Given request.
Quote all lines below exactly. Images stay out.

Data lines.
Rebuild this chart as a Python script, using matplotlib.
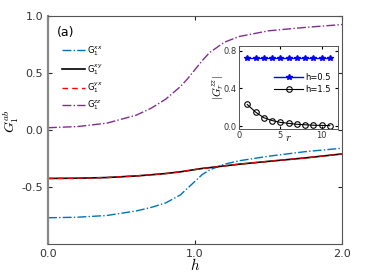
import matplotlib
matplotlib.use("Agg")
import matplotlib.pyplot as plt
import numpy as np

h = [0.0, 0.2, 0.4, 0.6, 0.7, 0.8, 0.9, 0.95, 1.0, 1.05, 1.1, 1.2, 1.3, 1.5, 1.75, 2.0]
G_xx = [-0.77, -0.765, -0.75, -0.71, -0.68, -0.64, -0.57, -0.51, -0.45, -0.39, -0.35, -0.30, -0.27, -0.23, -0.19, -0.16]
G_xy = [-0.425, -0.423, -0.417, -0.403, -0.393, -0.382, -0.367, -0.357, -0.347, -0.337, -0.33, -0.315, -0.30, -0.275, -0.245, -0.21]
G_yx = G_xy
G_zz = [0.02, 0.03, 0.06, 0.13, 0.19, 0.27, 0.38, 0.45, 0.53, 0.61, 0.68, 0.77, 0.82, 0.87, 0.90, 0.925]

r = [1, 2, 3, 4, 5, 6, 7, 8, 9, 10, 11]
Gr_h05 = [0.72, 0.72, 0.72, 0.72, 0.72, 0.72, 0.72, 0.72, 0.72, 0.72, 0.72]
Gr_h15 = [0.23, 0.15, 0.09, 0.06, 0.04, 0.03, 0.02, 0.015, 0.01, 0.008, 0.006]

W, H = 374, 280
fig = plt.figure(figsize=(W/100, H/100), dpi=100)
ax = fig.add_axes([48/W, 1-244/H, (342-48)/W, (244-16)/H])

axcol = '#262626'
ax.plot(h, G_xx, color='#0072BD', ls='-.', lw=1.0, label=r'G$_1^{xx}$')
ax.plot(h, G_xy, color='black', ls='-', lw=1.2, label=r'G$_1^{xy}$')
ax.plot(h, G_yx, color='red', ls=(0, (4, 3)), lw=1.0, label=r'G$_1^{yx}$')
ax.plot(h, G_zz, color='#7E2F8E', ls='-.', lw=1.0, label=r'G$_1^{zz}$')
ax.set_xlim(0, 2)
ax.set_ylim(-1, 1)
ax.set_xticks([0, 1, 2])
ax.set_xticklabels(['0.0', '1.0', '2.0'])
ax.set_yticks([-0.5, 0.0, 0.5, 1.0])
ax.set_yticklabels(['-0.5', '0.0', '0.5', '1.0'])
ax.tick_params(direction='in', labelsize=8, colors=axcol, top=True, right=True, length=3, labelcolor='#333333')
for s in ax.spines.values():
    s.set_color('#555555')
    s.set_linewidth(0.8)
ax.spines['left'].set_color('#888888')
ax.spines['left'].set_linewidth(1.6)
ax.set_xlabel(r'$h$', fontsize=11, labelpad=-1, math_fontfamily='cm')
ax.set_ylabel(r'$G_1^{ab}$', fontsize=10, labelpad=-1, math_fontfamily='cm')
ax.yaxis.set_label_coords(-0.092, 0.54)
ax.text(0.03, 0.955, '(a)', transform=ax.transAxes, fontsize=9, va='top', ha='left')
leg = ax.legend(loc='upper left', bbox_to_anchor=(0.035, 0.89), frameon=False, fontsize=6,
                handlelength=2.8, labelspacing=0.45, handletextpad=0.2, borderaxespad=0)

ins = fig.add_axes([239/W, 1-129/H, (338-239)/W, (129-46)/H])
ins.plot(r, Gr_h05, color='blue', marker='*', ms=4, lw=1.0, label='h=0.5')
ins.plot(r, Gr_h15, color='black', marker='o', ms=4, mfc='none', mew=0.8, lw=0.8, label='h=1.5')
ins.set_xlim(0, 12)
ins.set_ylim(-0.03, 0.85)
ins.set_xticks([0, 5, 10])
ins.set_yticks([0.0, 0.4, 0.8])
ins.set_yticklabels(['0.0', '0.4', '0.8'])
ins.tick_params(direction='in', labelsize=6, top=True, right=True, length=2, pad=1.5, labelcolor='#333333')
for s in ins.spines.values():
    s.set_color('#555555')
    s.set_linewidth(0.7)
ins.set_xlabel(r'$r$', fontsize=8, labelpad=-5, math_fontfamily='cm')
ins.set_ylabel(r'$|G_r^{zz}|$', fontsize=8, labelpad=-2, math_fontfamily='cm')
ins.legend(loc='center right', bbox_to_anchor=(1.0, 0.55), frameon=False, fontsize=6,
           handlelength=3.5, labelspacing=0.3, handletextpad=0.2)

fig.savefig('out.png', dpi=100)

Solved problem.
Rebuild this chart as a Python script, using matplotlib.
import matplotlib
matplotlib.use("Agg")
import matplotlib.pyplot as plt
import numpy as np

h = [0.0, 0.2, 0.4, 0.6, 0.7, 0.8, 0.9, 0.95, 1.0, 1.05, 1.1, 1.2, 1.3, 1.5, 1.75, 2.0]
G_xx = [-0.77, -0.765, -0.75, -0.71, -0.68, -0.64, -0.57, -0.51, -0.45, -0.39, -0.35, -0.30, -0.27, -0.23, -0.19, -0.16]
G_xy = [-0.425, -0.423, -0.417, -0.403, -0.393, -0.382, -0.367, -0.357, -0.347, -0.337, -0.33, -0.315, -0.30, -0.275, -0.245, -0.21]
G_yx = G_xy
G_zz = [0.02, 0.03, 0.06, 0.13, 0.19, 0.27, 0.38, 0.45, 0.53, 0.61, 0.68, 0.77, 0.82, 0.87, 0.90, 0.925]

r = [1, 2, 3, 4, 5, 6, 7, 8, 9, 10, 11]
Gr_h05 = [0.72, 0.72, 0.72, 0.72, 0.72, 0.72, 0.72, 0.72, 0.72, 0.72, 0.72]
Gr_h15 = [0.23, 0.15, 0.09, 0.06, 0.04, 0.03, 0.02, 0.015, 0.01, 0.008, 0.006]

W, H = 374, 280
fig = plt.figure(figsize=(W/100, H/100), dpi=100)
ax = fig.add_axes([48/W, 1-244/H, (342-48)/W, (244-16)/H])

axcol = '#262626'
ax.plot(h, G_xx, color='#0072BD', ls='-.', lw=1.0, label=r'G$_1^{xx}$')
ax.plot(h, G_xy, color='black', ls='-', lw=1.2, label=r'G$_1^{xy}$')
ax.plot(h, G_yx, color='red', ls=(0, (4, 3)), lw=1.0, label=r'G$_1^{yx}$')
ax.plot(h, G_zz, color='#7E2F8E', ls='-.', lw=1.0, label=r'G$_1^{zz}$')
ax.set_xlim(0, 2)
ax.set_ylim(-1, 1)
ax.set_xticks([0, 1, 2])
ax.set_xticklabels(['0.0', '1.0', '2.0'])
ax.set_yticks([-0.5, 0.0, 0.5, 1.0])
ax.set_yticklabels(['-0.5', '0.0', '0.5', '1.0'])
ax.tick_params(direction='in', labelsize=8, colors=axcol, top=True, right=True, length=3, labelcolor='#333333')
for s in ax.spines.values():
    s.set_color('#555555')
    s.set_linewidth(0.8)
ax.spines['left'].set_color('#888888')
ax.spines['left'].set_linewidth(1.6)
ax.set_xlabel(r'$h$', fontsize=11, labelpad=-1, math_fontfamily='cm')
ax.set_ylabel(r'$G_1^{ab}$', fontsize=10, labelpad=-1, math_fontfamily='cm')
ax.yaxis.set_label_coords(-0.092, 0.54)
ax.text(0.03, 0.955, '(a)', transform=ax.transAxes, fontsize=9, va='top', ha='left')
leg = ax.legend(loc='upper left', bbox_to_anchor=(0.035, 0.89), frameon=False, fontsize=6,
                handlelength=2.8, labelspacing=0.45, handletextpad=0.2, borderaxespad=0)

ins = fig.add_axes([239/W, 1-129/H, (338-239)/W, (129-46)/H])
ins.plot(r, Gr_h05, color='blue', marker='*', ms=4, lw=1.0, label='h=0.5')
ins.plot(r, Gr_h15, color='black', marker='o', ms=4, mfc='none', mew=0.8, lw=0.8, label='h=1.5')
ins.set_xlim(0, 12)
ins.set_ylim(-0.03, 0.85)
ins.set_xticks([0, 5, 10])
ins.set_yticks([0.0, 0.4, 0.8])
ins.set_yticklabels(['0.0', '0.4', '0.8'])
ins.tick_params(direction='in', labelsize=6, top=True, right=True, length=2, pad=1.5, labelcolor='#333333')
for s in ins.spines.values():
    s.set_color('#555555')
    s.set_linewidth(0.7)
ins.set_xlabel(r'$r$', fontsize=8, labelpad=-5, math_fontfamily='cm')
ins.set_ylabel(r'$|G_r^{zz}|$', fontsize=8, labelpad=-2, math_fontfamily='cm')
ins.legend(loc='center right', bbox_to_anchor=(1.0, 0.55), frameon=False, fontsize=6,
           handlelength=3.5, labelspacing=0.3, handletextpad=0.2)

fig.savefig('out.png', dpi=100)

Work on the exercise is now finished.